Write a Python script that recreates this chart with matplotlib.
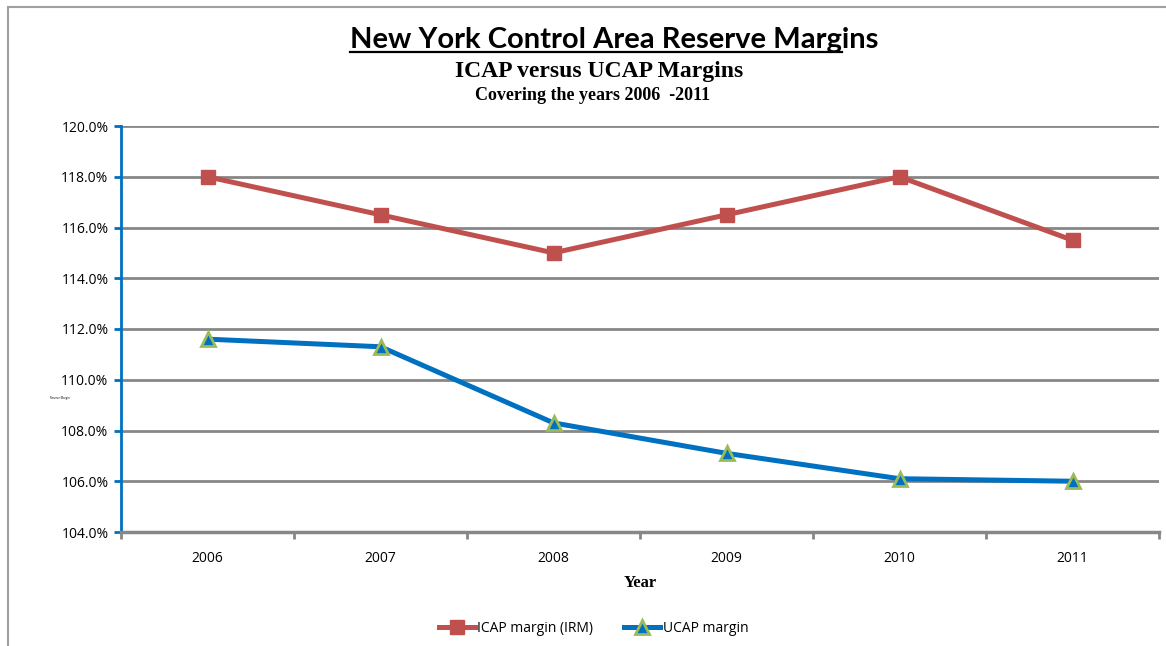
import matplotlib
matplotlib.use("Agg")
import matplotlib.pyplot as plt
from matplotlib.lines import Line2D
from matplotlib.ticker import FixedLocator, FuncFormatter

years = ["2006", "2007", "2008", "2009", "2010", "2011"]
icap_margin = [118.0, 116.5, 115.0, 116.5, 118.0, 115.5]
ucap_margin = [111.6, 111.3, 108.3, 107.1, 106.1, 106.0]
y_ticks = [104, 106, 108, 110, 112, 114, 116, 118, 120]

RED = "#C0504D"
BLUE = "#0070C0"
GREEN = "#9BBB59"
GRID = "#878787"
SANS = ["Open Sans", "DejaVu Sans"]
SERIF = ["Liberation Serif", "DejaVu Serif"]

fig = plt.figure(figsize=(11.66, 6.46), dpi=100)
ax = fig.add_axes([121 / 1166, 1 - 532 / 646, (1159 - 121) / 1166, (532 - 126) / 646])

x = list(range(len(years)))
ax.plot(x, icap_margin, color=RED, lw=3.6, marker="s", ms=10,
        mfc=RED, mec=RED, label="ICAP margin (IRM)", zorder=3)
ax.plot(x, ucap_margin, color=BLUE, lw=3.6, marker="^", ms=10,
        mfc=BLUE, mec=GREEN, mew=2, label="UCAP margin", zorder=3)

ax.set_xlim(-0.5, len(years) - 0.5)
ax.set_ylim(104, 120)
ax.set_yticks(y_ticks)
ax.yaxis.set_major_formatter(FuncFormatter(lambda v, p: f"{v:.1f}%"))
ax.set_xticks(x)
ax.set_xticklabels(years)
ax.xaxis.set_minor_locator(FixedLocator([i - 0.5 for i in range(len(years) + 1)]))
ax.tick_params(axis="x", which="major", length=0, pad=14, labelsize=10)
ax.tick_params(axis="x", which="minor", length=5, width=2, color=GRID, direction="out")
ax.tick_params(axis="y", length=5, width=2, color=BLUE, labelsize=10, pad=4)
for lab in ax.get_xticklabels() + ax.get_yticklabels():
    lab.set_family(SANS)

ax.grid(axis="y", color=GRID, lw=2)
ax.set_axisbelow(True)
for s in ["top", "right"]:
    ax.spines[s].set_visible(False)
ax.spines["left"].set_color(BLUE)
ax.spines["left"].set_linewidth(2)
ax.spines["bottom"].set_color(GRID)
ax.spines["bottom"].set_linewidth(2.5)

ax.set_xlabel("Year", family=SERIF, fontweight="bold", fontsize=12, labelpad=6)
fig.text(50 / 1166, 1 - 398 / 646, "Reserve Margin", fontsize=2, family=SANS,
         ha="left", va="center")

title = fig.text(0.527, 1 - 40 / 646, "New York Control Area Reserve Margins",
                 family=["Lato", "DejaVu Sans"], fontweight="bold", fontsize=21,
                 ha="center", va="center")
fig.text(0.514, 1 - 72 / 646, "ICAP versus UCAP Margins", family=SERIF,
         fontweight="bold", fontsize=17, ha="center", va="center")
fig.text(0.508, 1 - 95 / 646, "Covering the years 2006  -2011", family=SERIF,
         fontweight="bold", fontsize=13, ha="center", va="center")

# underline the main title (the original underline stops short of the last letters)
fig.canvas.draw()
bb = title.get_window_extent().transformed(fig.transFigure.inverted())
uy = bb.y0 + 0.002
fig.add_artist(Line2D([bb.x0, bb.x0 + 0.93 * bb.width], [uy, uy], color="black", lw=1.6))

# chart frame
fig.add_artist(Line2D([8 / 1166, 8 / 1166], [0, 1 - 7 / 646], color="#A0A0A0", lw=1.5))
fig.add_artist(Line2D([8 / 1166, 1], [1 - 7 / 646, 1 - 7 / 646], color="#A0A0A0", lw=1.5))

fig.legend(loc="center", bbox_to_anchor=(0.509, 1 - 628 / 646), ncol=2, frameon=False,
           prop={"family": SANS, "size": 10}, handlelength=2.6, handletextpad=0.2,
           columnspacing=2.2)

fig.savefig("out.png", dpi=100)
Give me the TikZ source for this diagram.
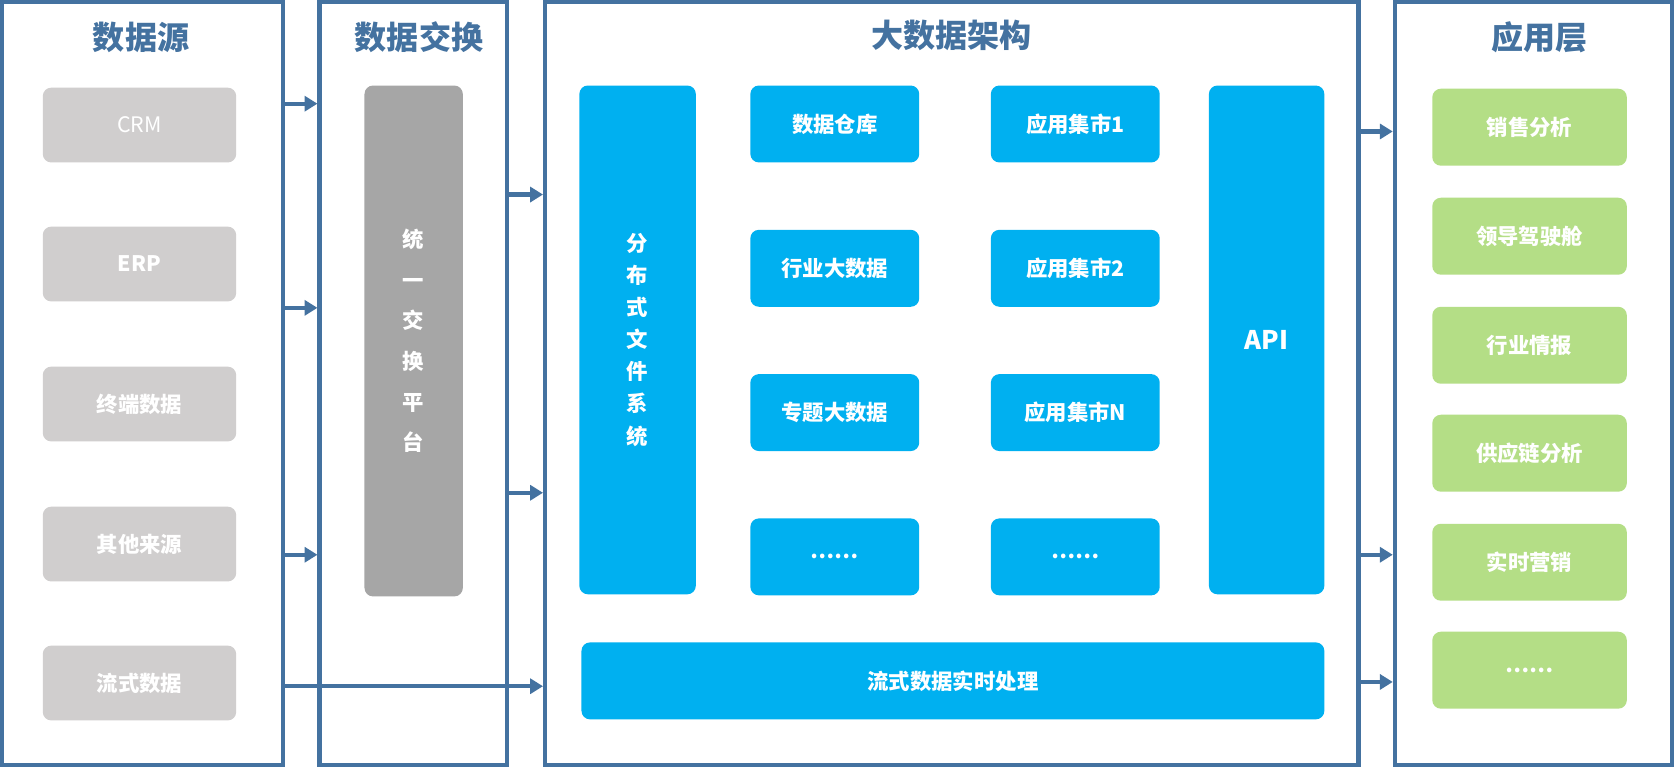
\documentclass[tikz,border=0pt]{standalone}
\usepackage{fontspec}
\setmainfont{Noto Sans CJK SC}
\usetikzlibrary{arrows.meta}
\definecolor{frame}{RGB}{68,114,160}
\definecolor{gsrc}{RGB}{208,206,206}
\definecolor{gex}{RGB}{166,166,166}
\definecolor{cblue}{RGB}{0,176,240}
\definecolor{cgreen}{RGB}{180,222,134}
\newcommand\mybox[7]{\node[#6, minimum width={(#4-#2)*0.5pt}, minimum height={(#5-#3)*0.5pt}] (#1) at ({(#2+#4)/2},{(#3+#5)/2}) {#7};}
\begin{document}
\begin{tikzpicture}[x=0.5pt,y=-0.5pt,
  panel/.style={draw=frame,line width=2pt,inner sep=0,fill=white},
  title/.style={text=frame,font=\fontsize{15}{18}\selectfont\bfseries},
  bx/.style={rounded corners=4pt,inner sep=0,text=white,font=\fontsize{10}{15}\selectfont\bfseries,align=center},
  src/.style={bx,fill=gsrc},
  ex/.style={bx,fill=gex},
  bl/.style={bx,fill=cblue},
  gr/.style={bx,fill=cgreen},
  arr/.style={draw=frame,line width=2pt,-{Triangle[length=6pt,width=7pt]}}]
\useasboundingbox (0,0) rectangle (1568,718);
\mybox{p1}{2}{2}{265}{716}{panel}{}
\mybox{p2}{299}{2}{474}{716}{panel}{}
\mybox{p3}{510}{2}{1271}{716}{panel}{}
\mybox{p4}{1305}{2}{1564}{716}{panel}{}
\node[title] (t1) at (132,35) {数据源};
\node[title] (t2) at (392,35) {数据交换};
\node[title] (t3) at (890,33) {大数据架构};
\node[title] (t4) at (1440,35) {应用层};
\mybox{s1}{40}{82}{221}{152}{src}{\mdseries CRM}
\mybox{s2}{40}{212}{221}{282}{src}{ERP}
\mybox{s3}{40}{343}{221}{413}{src}{终端数据}
\mybox{s4}{40}{474}{221}{544}{src}{其他来源}
\mybox{s5}{40}{604}{221}{674}{src}{流式数据}
\mybox{e1}{341}{80}{433}{558}{ex}{统\\[4pt]一\\[4pt]交\\[4pt]换\\[4pt]平\\[4pt]台}
\mybox{f1}{542}{80}{651}{556}{bl}{分\\布\\式\\文\\件\\系\\统}
\mybox{m1}{702}{80}{860}{152}{bl}{数据仓库}
\mybox{m2}{702}{215}{860}{287}{bl}{行业大数据}
\mybox{m3}{702}{350}{860}{422}{bl}{专题大数据}
\mybox{m4}{702}{485}{860}{557}{bl}{……}
\mybox{n1}{927}{80}{1085}{152}{bl}{应用集市1}
\mybox{n2}{927}{215}{1085}{287}{bl}{应用集市2}
\mybox{n3}{927}{350}{1085}{422}{bl}{应用集市N}
\mybox{n4}{927}{485}{1085}{557}{bl}{……}
\mybox{api}{1131}{80}{1239}{556}{bl}{\fontsize{12}{15}\selectfont API}
\mybox{st}{544}{601}{1239}{673}{bl}{流式数据实时处理}
\mybox{g1}{1340}{83}{1522}{155}{gr}{销售分析}
\mybox{g2}{1340}{185}{1522}{257}{gr}{领导驾驶舱}
\mybox{g3}{1340}{287}{1522}{359}{gr}{行业情报}
\mybox{g4}{1340}{388}{1522}{460}{gr}{供应链分析}
\mybox{g5}{1340}{490}{1522}{562}{gr}{实时营销}
\mybox{g6}{1340}{591}{1522}{663}{gr}{……}
\foreach \y in {97,288,519} \draw[arr] (p1.east |- 0,\y) -- (p2.west |- 0,\y);
\foreach \y in {182,461} \draw[arr] (p2.east |- 0,\y) -- (p3.west |- 0,\y);
\draw[arr] (p1.east |- 0,642) -- (p3.west |- 0,642);
\foreach \y in {123,519,638} \draw[arr] (p3.east |- 0,\y) -- (p4.west |- 0,\y);
\end{tikzpicture}
\end{document}
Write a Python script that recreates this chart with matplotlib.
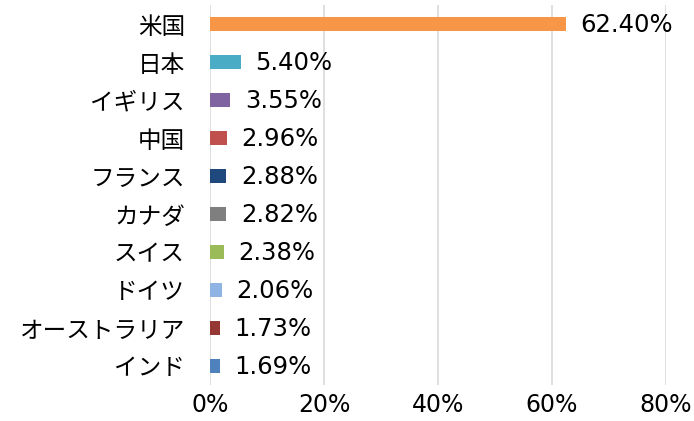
import matplotlib
matplotlib.use("Agg")
import matplotlib.pyplot as plt

plt.rcParams['font.family'] = ['DejaVu Sans', 'Noto Sans CJK JP']

# 国別構成比
countries = ["米国", "日本", "イギリス", "中国", "フランス", "カナダ", "スイス", "ドイツ", "オーストラリア", "インド"]
weights = [62.40, 5.40, 3.55, 2.96, 2.88, 2.82, 2.38, 2.06, 1.73, 1.69]
colors = ["#F79646", "#4BACC6", "#8064A2", "#C0504D", "#1F497D",
          "#7F7F7F", "#9BBB59", "#8DB4E2", "#953735", "#4F81BD"]
xticks = [0, 20, 40, 60, 80]

fig = plt.figure(figsize=(6.94, 4.21), dpi=100)
ax = fig.add_axes([210/694, 1-385/421, 456/694, 380/421])

ypos = list(range(len(countries)))
ax.barh(ypos, weights, height=0.37, color=colors, zorder=3)
for y, w in zip(ypos, weights):
    ax.text(w + 2.6, y + 0.03, "%.2f%%" % w, va="center", ha="left", fontsize=17.5, color="#000000")

ax.set_xlim(0, 80)
ax.set_ylim(len(countries) - 0.5, -0.5)
ax.set_yticks(ypos)
ax.set_yticklabels(countries, fontsize=17)
ax.set_xticks(xticks)
ax.set_xticklabels(["%d%%" % t for t in xticks], fontsize=17)
ax.tick_params(axis="both", length=0)
ax.tick_params(axis="y", pad=18)
ax.tick_params(axis="x", pad=6)
ax.grid(axis="x", color="#D9D9D9", linewidth=1.2, zorder=0)
for s in ax.spines.values():
    s.set_visible(False)

plt.savefig("out.png", dpi=100)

### WORK TO DO
Set down word for word the lines from the first entry through the line with "ax = fig.add_axes([121", both included, omitting pictures.

### RESULT OF THIS EXERCISE
Write a Python script that recreates this chart with matplotlib.
import matplotlib
matplotlib.use("Agg")
import matplotlib.pyplot as plt
from matplotlib.lines import Line2D
from matplotlib.ticker import FixedLocator, FuncFormatter

years = ["2006", "2007", "2008", "2009", "2010", "2011"]
icap_margin = [118.0, 116.5, 115.0, 116.5, 118.0, 115.5]
ucap_margin = [111.6, 111.3, 108.3, 107.1, 106.1, 106.0]
y_ticks = [104, 106, 108, 110, 112, 114, 116, 118, 120]

RED = "#C0504D"
BLUE = "#0070C0"
GREEN = "#9BBB59"
GRID = "#878787"
SANS = ["Open Sans", "DejaVu Sans"]
SERIF = ["Liberation Serif", "DejaVu Serif"]

fig = plt.figure(figsize=(11.66, 6.46), dpi=100)
ax = fig.add_axes([121 / 1166, 1 - 532 / 646, (1159 - 121) / 1166, (532 - 126) / 646])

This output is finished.